Ahmadu Rufai (أحمد رفاعي) was the Sultan of the Sokoto Caliphate, with his rule lasting from 1867 to 1873. He succeeded Ahmad Bello, who reigned for 11 months. Rufai's reign was distinguished for being uncharacteristically peaceful for the country, with his rule being considered a golden age in the history of the Sokoto Caliphate.

==Life==
Rufai was a son of Uthman Dan Fodio. He spent most of his early life in a ribat at Silame on the frontiers of Argungu, an attack by the Kebbawa later drove him out of Silame but he stayed at the frontier in Tozo. He was likely selected Amir al-muminin as a compromise between the claims of the sons of Muhammed Bello and Abu Bakr Atiku.
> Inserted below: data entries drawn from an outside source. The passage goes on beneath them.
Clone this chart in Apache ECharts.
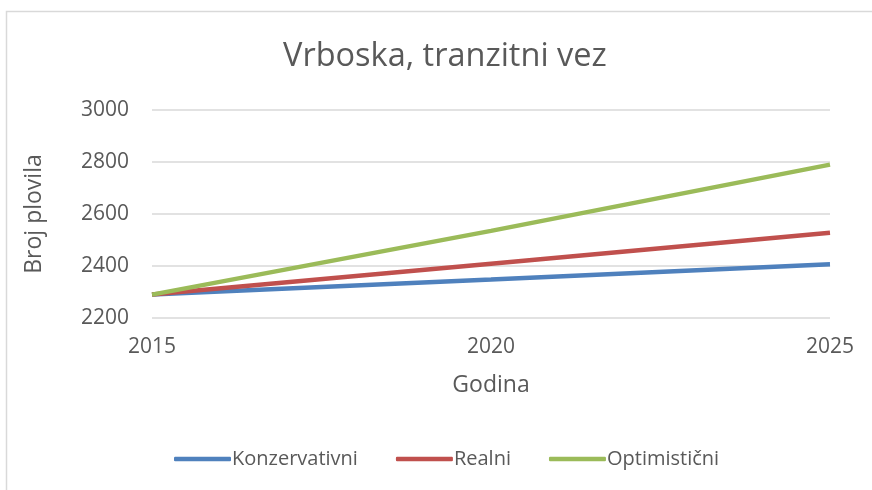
<!DOCTYPE html>
<html lang="hr">
<head>
<meta charset="UTF-8">
<title>Vrboska, tranzitni vez</title>
<script src="https://cdn.jsdelivr.net/npm/echarts@6/dist/echarts.min.js"></script>
<style>
    html, body { margin: 0; padding: 0; background: #ffffff; }
    #container { width: 872px; height: 490px; }
</style>
</head>
<body>
<div id="container"></div>
<script>
    // podaci s grafa
    var years = [2015, 2020, 2025];
    var konzervativni = [2290, 2348, 2407];
    var realni = [2290, 2409, 2528];
    var optimisticni = [2290, 2535, 2790];
    var seriesNames = ['Konzervativni', 'Realni', 'Optimistični'];

    function pairs(vals) {
        var out = [];
        for (var i = 0; i < years.length; i++) {
            out.push([years[i], vals[i]]);
        }
        return out;
    }

    var chart = echarts.init(document.getElementById('container'));
    var textColor = '#595959';
    var font = 'Open Sans';

    var lineSeries = function (name, vals) {
        return {
            name: name,
            type: 'line',
            data: pairs(vals),
            symbol: 'none',
            lineStyle: { width: 4.5 }
        };
    };

    var option = {
        backgroundColor: '#ffffff',
        color: ['#4f81bd', '#c0504d', '#9bbb59'],
        textStyle: { fontFamily: font },
        animation: false,
        graphic: [{
            type: 'rect',
            shape: { x: 6.5, y: 11.5, width: 900, height: 500 },
            style: { fill: 'none', stroke: '#d9d9d9', lineWidth: 1.5 }
        }],
        title: {
            text: 'Vrboska, tranzitni vez',
            left: 278,
            top: 35,
            textStyle: { color: textColor, fontSize: 32.5, fontWeight: 'normal', fontFamily: font }
        },
        grid: { left: 152, right: 42, top: 110, bottom: 172 },
        legend: {
            bottom: 16,
            left: 169,
            itemWidth: 57,
            itemHeight: 4.5,
            itemGap: 38,
            icon: 'roundRect',
            data: seriesNames,
            textStyle: { color: textColor, fontSize: 20, fontFamily: font, padding: [0, 0, 0, -4] }
        },
        xAxis: {
            type: 'value',
            min: 2015,
            max: 2025,
            interval: 5,
            name: 'Godina',
            nameLocation: 'middle',
            nameGap: 56,
            nameTextStyle: { color: textColor, fontSize: 23, fontFamily: font },
            axisLine: { show: false },
            axisTick: { show: false },
            splitLine: { show: false },
            axisLabel: { color: textColor, fontSize: 21, margin: 19, fontFamily: font, formatter: function (v) { return String(v); } }
        },
        yAxis: {
            type: 'value',
            min: 2200,
            max: 3000,
            interval: 200,
            name: 'Broj plovila',
            nameLocation: 'middle',
            nameGap: 106,
            nameTextStyle: { color: textColor, fontSize: 23, fontFamily: font },
            axisLine: { show: false },
            axisTick: { show: false },
            splitLine: { lineStyle: { color: '#d9d9d9', width: 1.5 } },
            axisLabel: { color: textColor, fontSize: 21, margin: 23, fontFamily: font, formatter: function (v) { return String(v); } }
        },
        series: [
            lineSeries(seriesNames[0], konzervativni),
            lineSeries(seriesNames[1], realni),
            lineSeries(seriesNames[2], optimisticni)
        ]
    };

    chart.setOption(option);
</script>
</body>
</html>
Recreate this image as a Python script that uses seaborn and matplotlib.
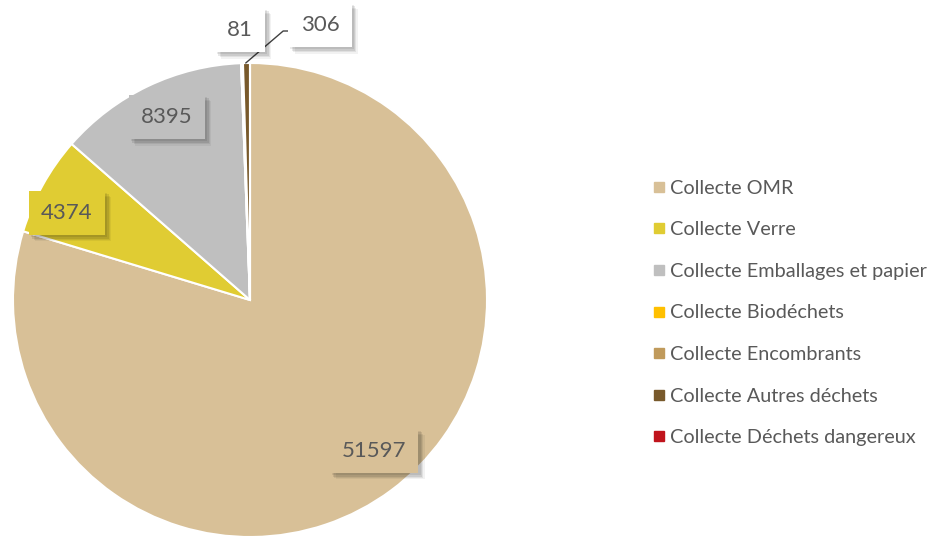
import matplotlib
matplotlib.use("Agg")
import matplotlib.pyplot as plt
from matplotlib.lines import Line2D
import matplotlib.patheffects as pe
import seaborn as sns

categories = [
    "Collecte OMR",
    "Collecte Verre",
    "Collecte Emballages et papier",
    "Collecte Biodéchets",
    "Collecte Encombrants",
    "Collecte Autres déchets",
    "Collecte Déchets dangereux",
]
tonnages = [51597, 4374, 8395, 0, 81, 306, 0]
colors = ["#D8C097", "#E0CC33", "#BFBFBF", "#FFC000", "#C09A5B", "#78592B", "#C0141C"]

# label box centres (pie radius = 1), None where no label is drawn
label_pos = [(0.523, -0.637), (-0.772, 0.367), (-0.350, 0.772), None,
             (-0.042, 1.139), (0.295, 1.160), None]
label_face = ["slice", "slice", "slice", None, "white", "white", None]

sns.set_theme(style="white")
plt.rcParams["font.family"] = ["Lato", "DejaVu Sans"]
TEXT = "#595959"

fig = plt.figure(figsize=(9.48, 5.42), dpi=100)
ax = fig.add_axes([13 / 948, 5 / 542, 474 / 948, 474 / 542])

wedges, _ = ax.pie(
    tonnages,
    colors=colors,
    startangle=90,
    counterclock=False,
    radius=1.0,
    wedgeprops=dict(edgecolor="white", linewidth=1.5),
)
ax.set_xlim(-1, 1)
ax.set_ylim(-1, 1)
ax.set_aspect("equal")
ax.axis("off")

shadow = [pe.SimplePatchShadow(offset=(o, -o), shadow_rgbFace="black", alpha=a)
          for o, a in ((4.5, 0.05), (3.5, 0.07), (2.5, 0.09), (1.5, 0.08))]
shadow.append(pe.Normal())

for val, pos, face, col in zip(tonnages, label_pos, label_face, colors):
    if pos is None:
        continue
    fc = col if face == "slice" else face
    t = ax.text(pos[0], pos[1], str(val), ha="center", va="center", fontsize=16,
                color=TEXT, zorder=5,
                bbox=dict(boxstyle="square,pad=0.55", fc=fc, ec="none"))
    t.get_bbox_patch().set_path_effects(shadow)

# leader line from the "Autres déchets" slice to its value
ax.plot([-0.018, 0.140, 0.198], [1.0, 1.135, 1.135], color="#404040", lw=1.0,
        zorder=3, clip_on=False)

handles = [Line2D([0], [0], marker="s", linestyle="none", markersize=7,
                  markerfacecolor=c, markeredgecolor=c) for c in colors]
leg = fig.legend(handles, categories, loc="center left",
                 bbox_to_anchor=(641 / 948, 1 - 313 / 542), frameon=False,
                 fontsize=14.3, labelcolor=TEXT, labelspacing=1.24,
                 handletextpad=0.05, handlelength=1.0, borderaxespad=0)

fig.savefig("out.png", dpi=100)
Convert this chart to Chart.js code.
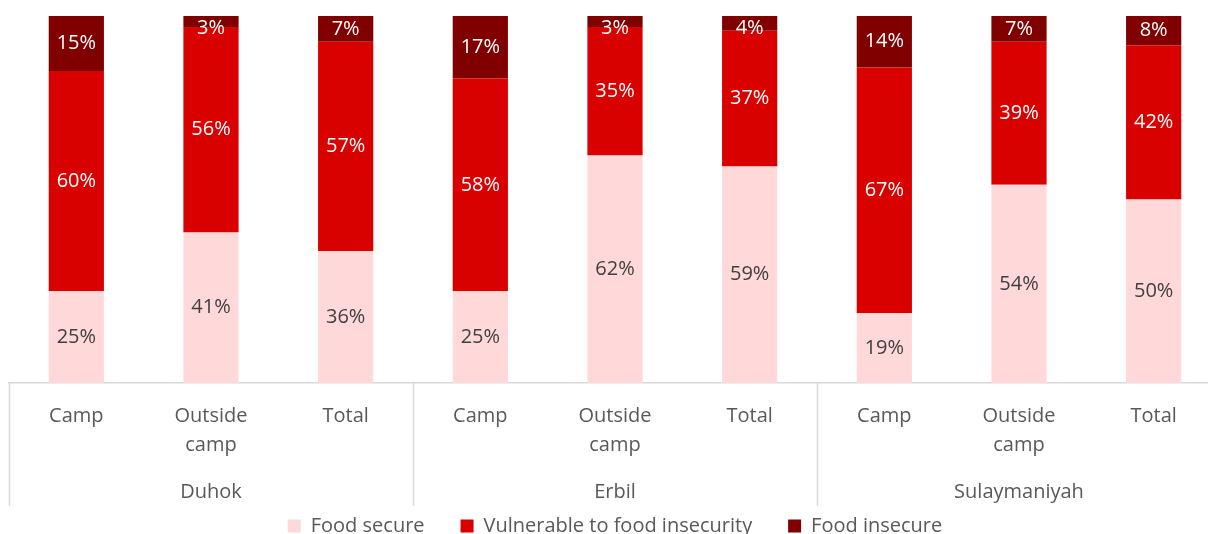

During his tenure, he made peace with the Kebbawa who were a thorn on the sides of the Fulani by arranging a truce with the Sultan of Argungu, Abdullahi Toga. The truce recognized the independence of Kebbi and their rights to own the remaining lands the Kebbawa had recovered. His reign was noted as being uneventful in terms of campaigns and battles, there were few expeditions and raids but Sokoto's prosperity did not depend on raids anymore as long as Emirs sent their presents and share of booty and tax.